The Second Circuit late last week granted Apple an administrative stay in its e-book price-fixing case, but in a blistering opposition motion, 33 state attorneys have made their feelings known: Apple, they claim, is blatantly stonewalling. “What Apple really wants is to delay its damages trial at all costs, and it knows that if it can bait this Court into granting any sort of stay—even a short administrative stay—Apple can blow up the trial date that marks the culmination of years’ worth of district-court litigation,” reads a motion from the attorneys. “This Court should not countenance such gamesmanship.”
Despite the states’ strong opposition, however, Apple was given a temporary reprieve from the Second Circuit while it reviews Judge Denise Cote's decision to deny Apple’s request for a stay of all proceedings pending its various appeals, including appeals of two key rulings against Apple last month, and to proceed with class notification.
Apple attorneys insist that a stay of all proceedings should be granted because, if Apple prevails on any of its appeals the litigation "will radically change." Most urgently, Apple claims that class notification should be stayed, because if Apple prevails on its appeal, notifying "millions of current or prospective Apple customers that they may have been subjected to a price-fixing scheme," would damage Apple's reputation "in a way that cannot be repaired."
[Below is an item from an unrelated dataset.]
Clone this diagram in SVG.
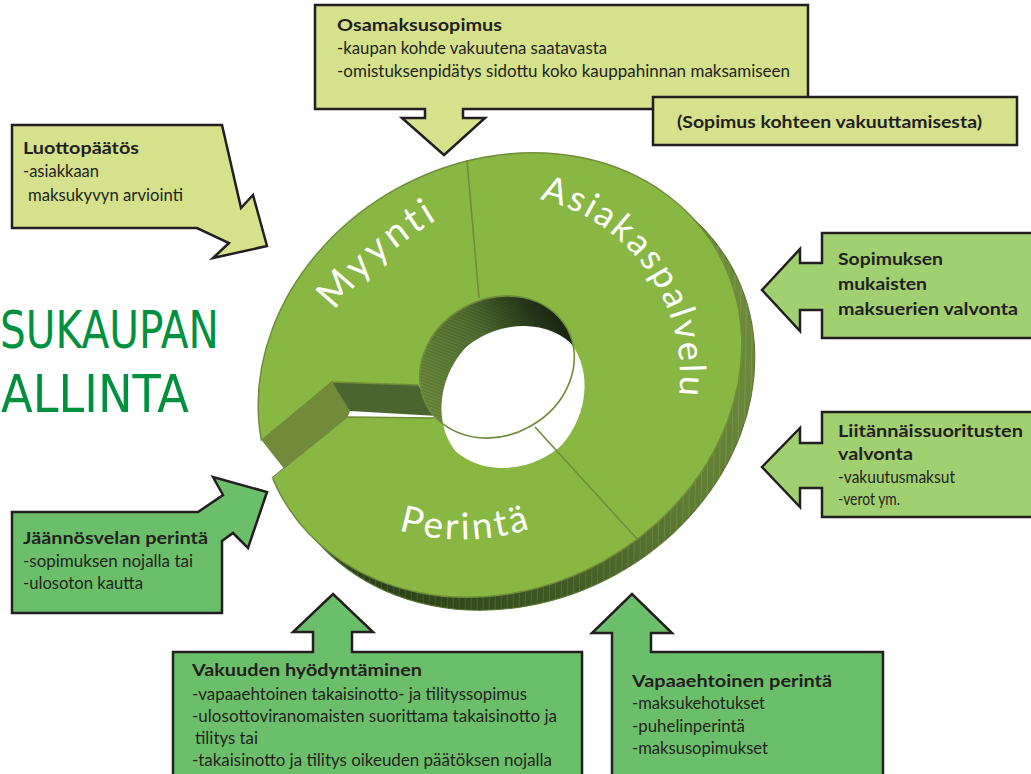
<svg xmlns="http://www.w3.org/2000/svg" width="1031" height="774" viewBox="0 0 1031 774">
<style>
.box{stroke:#231f20;stroke-width:2.5;stroke-linejoin:miter}
.c1{fill:#d5e28b}.c2{fill:#a1d070}.c3{fill:#6cbf6a}
.t{font-family:Lato,"Liberation Sans",sans-serif;font-size:16.5px;fill:#231f20}
.b{font-weight:bold;font-size:17px}
.title{font-family:"DejaVu Sans","Liberation Sans",sans-serif;font-size:52px;fill:#00913f}
.rt{font-family:Lato,"Liberation Sans",sans-serif;fill:#fff}
.edge{fill:none;stroke:#6f8d3a;stroke-width:1.6}
</style>
<defs>
<linearGradient id="sideGrad" gradientUnits="userSpaceOnUse" x1="300" y1="0" x2="760" y2="0">
<stop offset="0" stop-color="#2c4219"/><stop offset="0.32" stop-color="#3f5a24"/><stop offset="0.65" stop-color="#5f7d32"/><stop offset="1" stop-color="#6e8c3c"/>
</linearGradient>
<linearGradient id="wallGrad" gradientUnits="userSpaceOnUse" x1="420" y1="0" x2="575" y2="0">
<stop offset="0" stop-color="#6a8a3c"/><stop offset="0.5" stop-color="#4f6d31"/><stop offset="0.85" stop-color="#26371a"/><stop offset="1" stop-color="#1a2610"/>
</linearGradient>
<pattern id="hatch" width="6" height="6" patternUnits="userSpaceOnUse" patternTransform="rotate(30)">
<line x1="0" y1="0" x2="0" y2="6" stroke="#ffffff" stroke-opacity="0.3" stroke-width="0.7"/>
</pattern>
<pattern id="hatch2" width="3" height="3" patternUnits="userSpaceOnUse" patternTransform="rotate(-40)">
<line x1="0" y1="0" x2="0" y2="3" stroke="#1d2b12" stroke-opacity="0.45" stroke-width="0.8"/>
</pattern>
<clipPath id="rimClip"><ellipse cx="497" cy="367" rx="80" ry="68" transform="rotate(-29 497 367)"/></clipPath>
<path id="pMy" d="M 302.1 357.7 A 390 390 0 0 1 506.4 186.2"/>
<path id="pAs" d="M 531.3 197.7 A 180 180 0 0 1 677.3 406.3"/>
<path id="pPe" d="M 368.4 518.7 A 221.5 221.5 0 0 0 562.6 515.4"/>
</defs>

<g id="title">
<text class="title" x="0" y="348" textLength="219" lengthAdjust="spacingAndGlyphs">SUKAUPAN</text>
<text class="title" x="1" y="412" textLength="188" lengthAdjust="spacingAndGlyphs">ALLINTA</text>
</g>

<g id="ring">
<g fill="url(#sideGrad)">
<ellipse cx="500" cy="375" rx="250" ry="213" transform="translate(4 4) rotate(-29 500 375)"/>
<ellipse cx="500" cy="375" rx="250" ry="213" transform="translate(8 8) rotate(-29 500 375)"/>
<ellipse cx="500" cy="375" rx="250" ry="213" transform="translate(13 13) rotate(-29 500 375)" stroke="#56722e" stroke-width="1"/>
</g>
<ellipse cx="500" cy="375" rx="250" ry="213" transform="translate(13 13) rotate(-29 500 375)" fill="url(#hatch)"/>
<ellipse cx="500" cy="375" rx="250" ry="213" transform="rotate(-29 500 375)" fill="#89b743" stroke="#6f8d3a" stroke-width="1.5"/>
<!-- slot between Myynti and Perintä -->
<polygon points="262,440 332,382 418,385 440,416 432,418 347,417 272,479 264,470 257,446" fill="#ffffff"/>
<polygon points="262,440 332,382 350,410 347,417 284,468" fill="#718b3a" stroke="#6a8536" stroke-width="1"/>
<polygon points="332,382 418,385 438,416 350,411" fill="#4b6530"/>
<polyline class="edge" points="262,440 332,382 418,385"/>
<polyline class="edge" points="272,478 347,417 434,418"/>
<!-- hole -->
<ellipse cx="497" cy="367" rx="80" ry="68" transform="rotate(-29 497 367)" fill="url(#wallGrad)"/>
<ellipse cx="497" cy="367" rx="80" ry="68" transform="rotate(-29 497 367)" fill="url(#hatch2)"/>
<ellipse cx="497" cy="367" rx="80" ry="68" transform="translate(16 30) rotate(-29 497 367)" fill="#ffffff" clip-path="url(#rimClip)"/>
<ellipse cx="497" cy="367" rx="80" ry="68" transform="rotate(-29 497 367)" class="edge"/>
<!-- dividers -->
<line class="edge" x1="467" y1="160" x2="479" y2="298" stroke-width="2"/>
<line class="edge" x1="535" y1="427" x2="638" y2="540" stroke-width="2"/>
<text class="rt" font-size="38" letter-spacing="4"><textPath href="#pMy" startOffset="47%" text-anchor="middle">Myynti</textPath></text>
<text class="rt" font-size="36" letter-spacing="2.5"><textPath href="#pAs" startOffset="50%" text-anchor="middle">Asiakaspalvelu</textPath></text>
<text class="rt" font-size="37" letter-spacing="3"><textPath href="#pPe" startOffset="50%" text-anchor="middle">Perintä</textPath></text>
</g>

<g id="connectors"></g>

<g id="osamaksusopimus">
<polygon class="box c1" points="315,5 808,5 808,109 463,109 463,118 485,118 444,155 402,118 425,118 425,109 315,109"/>
<text class="t b" x="337" y="31" textLength="165" lengthAdjust="spacingAndGlyphs">Osamaksusopimus</text>
<text class="t" x="337" y="54" textLength="270" lengthAdjust="spacingAndGlyphs">-kaupan kohde vakuutena saatavasta</text>
<text class="t" x="337" y="77" textLength="453" lengthAdjust="spacingAndGlyphs">-omistuksenpidätys sidottu koko kauppahinnan maksamiseen</text>
</g>

<g id="vakuuttaminen">
<rect class="box c1" x="653" y="97" width="364" height="48"/>
<text class="t b" x="677" y="128" textLength="305" lengthAdjust="spacingAndGlyphs">(Sopimus kohteen vakuuttamisesta)</text>
</g>

<g id="luottopaatos">
<polygon class="box c1" points="12,125 222,125 241,208 253,195 267,246 213,258 229,243 197,228 12,228"/>
<text class="t b" x="23" y="154" textLength="116" lengthAdjust="spacingAndGlyphs">Luottopäätös</text>
<text class="t" x="23" y="177" textLength="76" lengthAdjust="spacingAndGlyphs">-asiakkaan</text>
<text class="t" x="28" y="201" textLength="155" lengthAdjust="spacingAndGlyphs">maksukyvyn arviointi</text>
</g>

<g id="maksuerien-valvonta">
<polygon class="box c2" points="822,233 1040,233 1040,338 822,338 822,310 800,310 800,331 762,290 800,249 800,263 822,263"/>
<text class="t b" x="838" y="265" textLength="105" lengthAdjust="spacingAndGlyphs">Sopimuksen</text>
<text class="t b" x="838" y="290" textLength="89" lengthAdjust="spacingAndGlyphs">mukaisten</text>
<text class="t b" x="838" y="315" textLength="180" lengthAdjust="spacingAndGlyphs">maksuerien valvonta</text>
</g>

<g id="liitannaissuoritukset">
<polygon class="box c2" points="822,412 1040,412 1040,517 822,517 822,488 800,488 800,507 762,467 800,428 800,443 822,443"/>
<text class="t b" x="838" y="437" textLength="185" lengthAdjust="spacingAndGlyphs">Liitännäissuoritusten</text>
<text class="t b" x="838" y="460" textLength="75" lengthAdjust="spacingAndGlyphs">valvonta</text>
<text class="t" x="838" y="483" textLength="117" lengthAdjust="spacingAndGlyphs">-vakuutusmaksut</text>
<text class="t" x="838" y="505" textLength="62" lengthAdjust="spacingAndGlyphs">-verot ym.</text>
</g>

<g id="jaannosvelan-perinta">
<polygon class="box c3" points="12,512 198,512 223,495 213,477 267,492 248,548 233,533 222,541 222,613 12,613"/>
<text class="t b" x="23" y="544" textLength="185" lengthAdjust="spacingAndGlyphs">Jäännösvelan perintä</text>
<text class="t" x="23" y="567" textLength="170" lengthAdjust="spacingAndGlyphs">-sopimuksen nojalla tai</text>
<text class="t" x="23" y="589" textLength="120" lengthAdjust="spacingAndGlyphs">-ulosoton kautta</text>
</g>

<g id="vakuuden-hyodyntaminen">
<polygon class="box c3" points="173,652 313,652 313,632 293,632 333,594 373,632 352,632 352,652 582,652 582,785 173,785"/>
<text class="t b" x="192" y="676" textLength="230" lengthAdjust="spacingAndGlyphs">Vakuuden hyödyntäminen</text>
<text class="t" x="192" y="700" textLength="335" lengthAdjust="spacingAndGlyphs">-vapaaehtoinen takaisinotto- ja tilityssopimus</text>
<text class="t" x="192" y="722" textLength="365" lengthAdjust="spacingAndGlyphs">-ulosottoviranomaisten suorittama takaisinotto ja</text>
<text class="t" x="195" y="744" textLength="63" lengthAdjust="spacingAndGlyphs">tilitys tai</text>
<text class="t" x="192" y="766" textLength="360" lengthAdjust="spacingAndGlyphs">-takaisinotto ja tilitys oikeuden päätöksen nojalla</text>
</g>

<g id="vapaaehtoinen-perinta">
<polygon class="box c3" points="612,785 612,633 592,633 632,594 672,633 651,633 651,652 883,652 883,785"/>
<text class="t b" x="632" y="687" textLength="200" lengthAdjust="spacingAndGlyphs">Vapaaehtoinen perintä</text>
<text class="t" x="632" y="709" textLength="133" lengthAdjust="spacingAndGlyphs">-maksukehotukset</text>
<text class="t" x="632" y="732" textLength="113" lengthAdjust="spacingAndGlyphs">-puhelinperintä</text>
<text class="t" x="632" y="754" textLength="136" lengthAdjust="spacingAndGlyphs">-maksusopimukset</text>
</g>
</svg>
But “the alleged emergency” the states told the Second Circuit, is no emergency at all—merely a transparent attempt to stall. The states have argued—and Judge Cote agreed—that Apple was already allowed to delay the class notification process significantly, moving it from fall of 2012, until after its June 2013 liability trial. But most glaringly, there is no “irreparable harm” at stake to Apple.
“E-book consumers already have received two notices that are materially indistinguishable from the forthcoming notice that stirred Apple’s unpunctual demand for emergency relief,” the states told the court. “And even if consumers ignored those prior notices, they likely would have read or heard about the antitrust judgment, which was reported in every newspaper from Bangor to Seattle.”
While it is unclear how long the stay will last, the states concede that the July 14 trial date is now all but lost, acknowledging that "even a single day’s stay" would likely postpone the joint trial on damages. And that, they claim, is precisely Apple's goal. “It is apparent that Apple views delinquency as an optimal litigation strategy,” the states claim.
This is not the first time Apple has been accused of dubiously stalling the case. At the end of 2013, DoJ attorneys accused Apple of "trumping up" concerns with its external monitor. That claim eventually led to Apple's first administrative stay from the Second Circuit, but Apple's bid to stay the monitor was nixed by the Second Circuit.